**Objective:** Copy from the first line below down to and including the line with "ax.set_ylim(axis_floor, 20.06)". Skip the pictures.

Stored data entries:
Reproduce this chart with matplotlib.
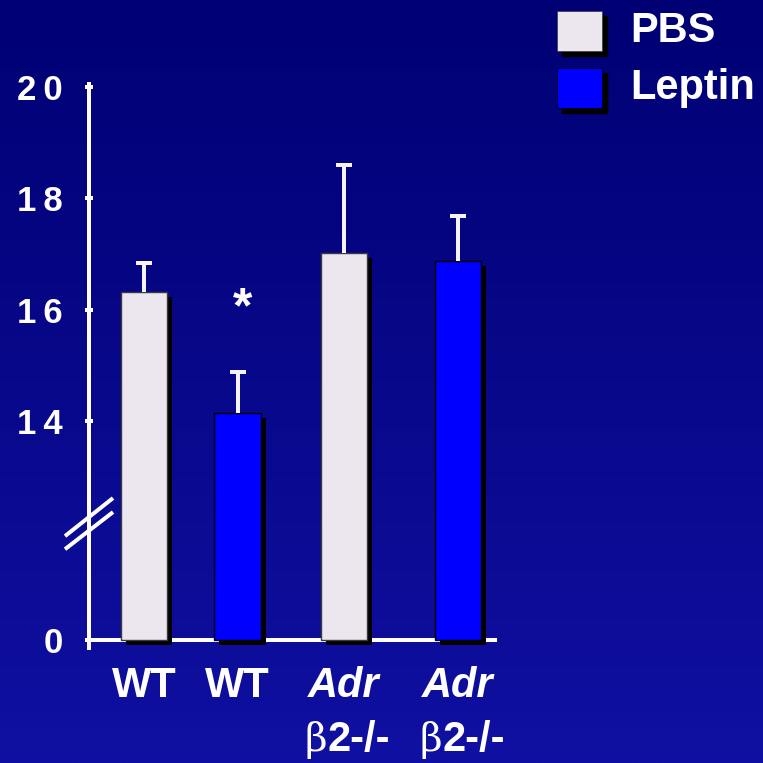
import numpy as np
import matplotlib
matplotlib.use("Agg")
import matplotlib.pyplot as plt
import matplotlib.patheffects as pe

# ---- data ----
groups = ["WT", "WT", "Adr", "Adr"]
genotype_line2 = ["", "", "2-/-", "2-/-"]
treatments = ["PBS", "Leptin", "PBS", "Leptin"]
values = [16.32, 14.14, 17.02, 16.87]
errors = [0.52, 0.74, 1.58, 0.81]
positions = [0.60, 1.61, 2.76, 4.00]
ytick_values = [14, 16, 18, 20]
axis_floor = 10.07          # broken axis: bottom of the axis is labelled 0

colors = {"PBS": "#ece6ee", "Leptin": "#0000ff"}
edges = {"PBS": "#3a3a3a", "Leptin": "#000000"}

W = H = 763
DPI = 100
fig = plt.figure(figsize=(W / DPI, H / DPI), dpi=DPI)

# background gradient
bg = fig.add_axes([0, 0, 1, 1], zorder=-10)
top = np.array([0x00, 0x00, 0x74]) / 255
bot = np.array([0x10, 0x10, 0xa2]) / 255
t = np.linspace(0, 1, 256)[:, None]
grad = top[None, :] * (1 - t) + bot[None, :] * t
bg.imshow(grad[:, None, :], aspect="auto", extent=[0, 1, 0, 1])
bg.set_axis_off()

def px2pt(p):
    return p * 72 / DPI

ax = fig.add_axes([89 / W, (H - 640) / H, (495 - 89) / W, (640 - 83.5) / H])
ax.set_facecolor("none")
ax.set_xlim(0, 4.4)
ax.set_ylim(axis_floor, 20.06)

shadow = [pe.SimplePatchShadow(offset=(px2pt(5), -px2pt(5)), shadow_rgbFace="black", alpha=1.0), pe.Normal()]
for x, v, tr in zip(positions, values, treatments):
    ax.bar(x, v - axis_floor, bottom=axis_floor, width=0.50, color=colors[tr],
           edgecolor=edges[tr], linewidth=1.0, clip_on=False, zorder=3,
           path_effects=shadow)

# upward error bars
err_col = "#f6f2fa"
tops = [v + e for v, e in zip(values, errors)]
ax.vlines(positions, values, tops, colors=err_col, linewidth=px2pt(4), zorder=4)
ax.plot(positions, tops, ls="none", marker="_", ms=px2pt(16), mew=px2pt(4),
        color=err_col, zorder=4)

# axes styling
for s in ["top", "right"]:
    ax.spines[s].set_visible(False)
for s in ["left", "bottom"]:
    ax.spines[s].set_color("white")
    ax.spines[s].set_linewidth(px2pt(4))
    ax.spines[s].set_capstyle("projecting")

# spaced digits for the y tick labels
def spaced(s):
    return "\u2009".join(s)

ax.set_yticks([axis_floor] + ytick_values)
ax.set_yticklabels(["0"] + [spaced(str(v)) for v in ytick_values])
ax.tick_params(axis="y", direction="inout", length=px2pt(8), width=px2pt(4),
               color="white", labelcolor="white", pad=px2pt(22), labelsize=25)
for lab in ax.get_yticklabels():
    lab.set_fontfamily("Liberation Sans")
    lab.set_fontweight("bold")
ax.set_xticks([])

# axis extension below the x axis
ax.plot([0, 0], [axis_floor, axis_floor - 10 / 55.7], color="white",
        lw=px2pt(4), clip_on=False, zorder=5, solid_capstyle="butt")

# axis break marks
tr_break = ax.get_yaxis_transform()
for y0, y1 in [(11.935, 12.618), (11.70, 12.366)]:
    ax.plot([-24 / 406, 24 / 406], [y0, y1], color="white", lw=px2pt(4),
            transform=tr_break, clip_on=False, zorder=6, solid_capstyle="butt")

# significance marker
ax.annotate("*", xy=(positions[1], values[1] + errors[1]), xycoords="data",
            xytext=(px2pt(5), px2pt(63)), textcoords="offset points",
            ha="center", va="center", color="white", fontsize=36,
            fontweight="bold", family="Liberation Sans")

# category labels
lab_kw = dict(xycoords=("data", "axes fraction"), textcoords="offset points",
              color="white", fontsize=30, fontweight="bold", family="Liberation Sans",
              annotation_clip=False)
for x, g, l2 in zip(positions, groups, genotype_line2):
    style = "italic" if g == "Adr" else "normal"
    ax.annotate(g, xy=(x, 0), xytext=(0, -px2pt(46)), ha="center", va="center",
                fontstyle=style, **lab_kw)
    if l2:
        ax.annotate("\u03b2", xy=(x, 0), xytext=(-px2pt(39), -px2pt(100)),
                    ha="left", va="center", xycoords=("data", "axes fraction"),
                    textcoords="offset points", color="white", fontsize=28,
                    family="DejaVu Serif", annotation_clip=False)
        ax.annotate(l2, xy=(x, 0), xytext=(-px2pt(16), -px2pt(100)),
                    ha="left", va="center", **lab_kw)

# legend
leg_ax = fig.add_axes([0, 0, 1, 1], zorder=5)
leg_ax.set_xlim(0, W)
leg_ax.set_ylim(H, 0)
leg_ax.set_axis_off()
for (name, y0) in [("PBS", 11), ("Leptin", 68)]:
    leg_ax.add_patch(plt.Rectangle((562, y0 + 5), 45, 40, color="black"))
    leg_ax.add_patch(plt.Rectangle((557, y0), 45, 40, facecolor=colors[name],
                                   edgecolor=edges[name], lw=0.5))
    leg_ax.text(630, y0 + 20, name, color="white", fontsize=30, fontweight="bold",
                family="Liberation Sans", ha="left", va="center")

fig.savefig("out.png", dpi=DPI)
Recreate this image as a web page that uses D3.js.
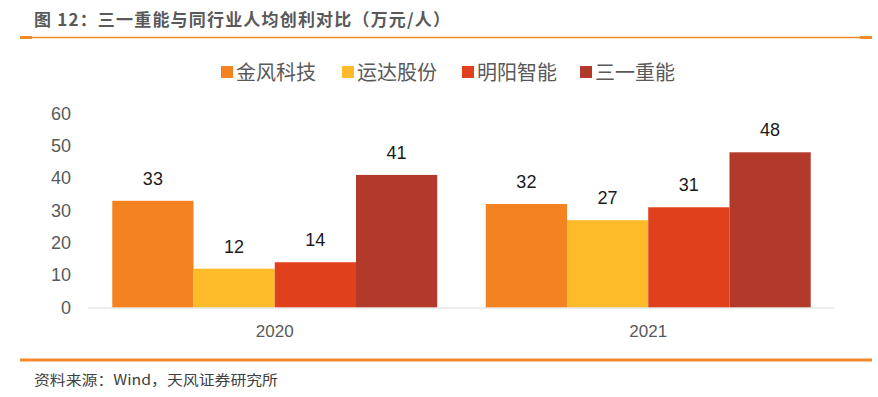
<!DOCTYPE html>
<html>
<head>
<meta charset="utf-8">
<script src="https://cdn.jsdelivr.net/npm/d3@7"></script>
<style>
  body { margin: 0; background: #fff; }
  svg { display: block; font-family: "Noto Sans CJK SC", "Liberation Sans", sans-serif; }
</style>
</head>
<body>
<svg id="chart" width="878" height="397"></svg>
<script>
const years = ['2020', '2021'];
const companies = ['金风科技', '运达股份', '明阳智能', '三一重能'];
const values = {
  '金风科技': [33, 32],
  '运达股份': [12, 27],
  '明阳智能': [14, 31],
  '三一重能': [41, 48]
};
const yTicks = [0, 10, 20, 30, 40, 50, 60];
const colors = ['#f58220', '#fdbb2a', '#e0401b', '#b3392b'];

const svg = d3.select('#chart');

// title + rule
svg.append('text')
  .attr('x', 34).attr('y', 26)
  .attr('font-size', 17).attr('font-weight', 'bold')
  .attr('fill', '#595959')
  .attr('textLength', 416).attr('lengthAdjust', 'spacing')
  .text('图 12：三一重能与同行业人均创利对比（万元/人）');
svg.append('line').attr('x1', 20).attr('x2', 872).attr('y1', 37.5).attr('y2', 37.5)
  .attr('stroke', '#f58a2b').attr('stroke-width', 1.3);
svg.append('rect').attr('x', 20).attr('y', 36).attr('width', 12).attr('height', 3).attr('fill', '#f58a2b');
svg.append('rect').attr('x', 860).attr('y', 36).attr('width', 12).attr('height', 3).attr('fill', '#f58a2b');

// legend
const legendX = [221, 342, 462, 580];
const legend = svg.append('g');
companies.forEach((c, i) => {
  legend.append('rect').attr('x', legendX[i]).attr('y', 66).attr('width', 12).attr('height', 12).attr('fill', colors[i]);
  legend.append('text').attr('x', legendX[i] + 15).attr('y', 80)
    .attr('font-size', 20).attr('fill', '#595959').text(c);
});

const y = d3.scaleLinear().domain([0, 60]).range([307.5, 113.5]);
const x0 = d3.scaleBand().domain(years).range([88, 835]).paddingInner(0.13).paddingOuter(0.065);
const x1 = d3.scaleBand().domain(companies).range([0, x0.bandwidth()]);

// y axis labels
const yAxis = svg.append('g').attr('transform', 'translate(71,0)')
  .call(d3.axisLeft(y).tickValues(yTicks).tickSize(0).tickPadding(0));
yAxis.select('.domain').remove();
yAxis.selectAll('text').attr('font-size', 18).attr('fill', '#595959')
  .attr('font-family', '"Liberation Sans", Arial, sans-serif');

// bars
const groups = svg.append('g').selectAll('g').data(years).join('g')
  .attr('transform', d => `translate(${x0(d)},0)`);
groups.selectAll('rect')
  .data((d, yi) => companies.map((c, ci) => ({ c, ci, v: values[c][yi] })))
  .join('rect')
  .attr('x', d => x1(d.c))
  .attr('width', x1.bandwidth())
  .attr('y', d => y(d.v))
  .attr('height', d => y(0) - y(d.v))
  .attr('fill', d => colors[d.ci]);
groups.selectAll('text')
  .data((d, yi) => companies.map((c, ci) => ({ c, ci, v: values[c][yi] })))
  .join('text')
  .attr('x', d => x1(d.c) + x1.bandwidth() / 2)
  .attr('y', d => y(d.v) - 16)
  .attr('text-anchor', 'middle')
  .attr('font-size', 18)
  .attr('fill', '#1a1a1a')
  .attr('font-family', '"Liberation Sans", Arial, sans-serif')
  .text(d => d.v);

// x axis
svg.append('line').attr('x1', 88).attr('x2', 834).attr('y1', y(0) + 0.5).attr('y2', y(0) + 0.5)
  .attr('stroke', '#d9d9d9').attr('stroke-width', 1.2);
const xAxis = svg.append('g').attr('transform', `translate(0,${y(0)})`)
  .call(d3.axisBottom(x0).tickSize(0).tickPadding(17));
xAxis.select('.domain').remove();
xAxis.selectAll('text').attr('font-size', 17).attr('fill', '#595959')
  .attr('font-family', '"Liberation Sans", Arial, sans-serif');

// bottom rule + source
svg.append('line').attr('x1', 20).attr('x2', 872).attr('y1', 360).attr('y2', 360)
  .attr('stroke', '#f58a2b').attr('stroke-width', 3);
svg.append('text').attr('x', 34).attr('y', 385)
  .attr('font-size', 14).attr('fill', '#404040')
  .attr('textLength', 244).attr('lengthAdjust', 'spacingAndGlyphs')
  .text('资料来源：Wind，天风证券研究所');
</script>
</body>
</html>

**Problem solution:**
Reproduce this chart with matplotlib.
import numpy as np
import matplotlib
matplotlib.use("Agg")
import matplotlib.pyplot as plt
import matplotlib.patheffects as pe

# ---- data ----
groups = ["WT", "WT", "Adr", "Adr"]
genotype_line2 = ["", "", "2-/-", "2-/-"]
treatments = ["PBS", "Leptin", "PBS", "Leptin"]
values = [16.32, 14.14, 17.02, 16.87]
errors = [0.52, 0.74, 1.58, 0.81]
positions = [0.60, 1.61, 2.76, 4.00]
ytick_values = [14, 16, 18, 20]
axis_floor = 10.07          # broken axis: bottom of the axis is labelled 0

colors = {"PBS": "#ece6ee", "Leptin": "#0000ff"}
edges = {"PBS": "#3a3a3a", "Leptin": "#000000"}

W = H = 763
DPI = 100
fig = plt.figure(figsize=(W / DPI, H / DPI), dpi=DPI)

# background gradient
bg = fig.add_axes([0, 0, 1, 1], zorder=-10)
top = np.array([0x00, 0x00, 0x74]) / 255
bot = np.array([0x10, 0x10, 0xa2]) / 255
t = np.linspace(0, 1, 256)[:, None]
grad = top[None, :] * (1 - t) + bot[None, :] * t
bg.imshow(grad[:, None, :], aspect="auto", extent=[0, 1, 0, 1])
bg.set_axis_off()

def px2pt(p):
    return p * 72 / DPI

ax = fig.add_axes([89 / W, (H - 640) / H, (495 - 89) / W, (640 - 83.5) / H])
ax.set_facecolor("none")
ax.set_xlim(0, 4.4)
ax.set_ylim(axis_floor, 20.06)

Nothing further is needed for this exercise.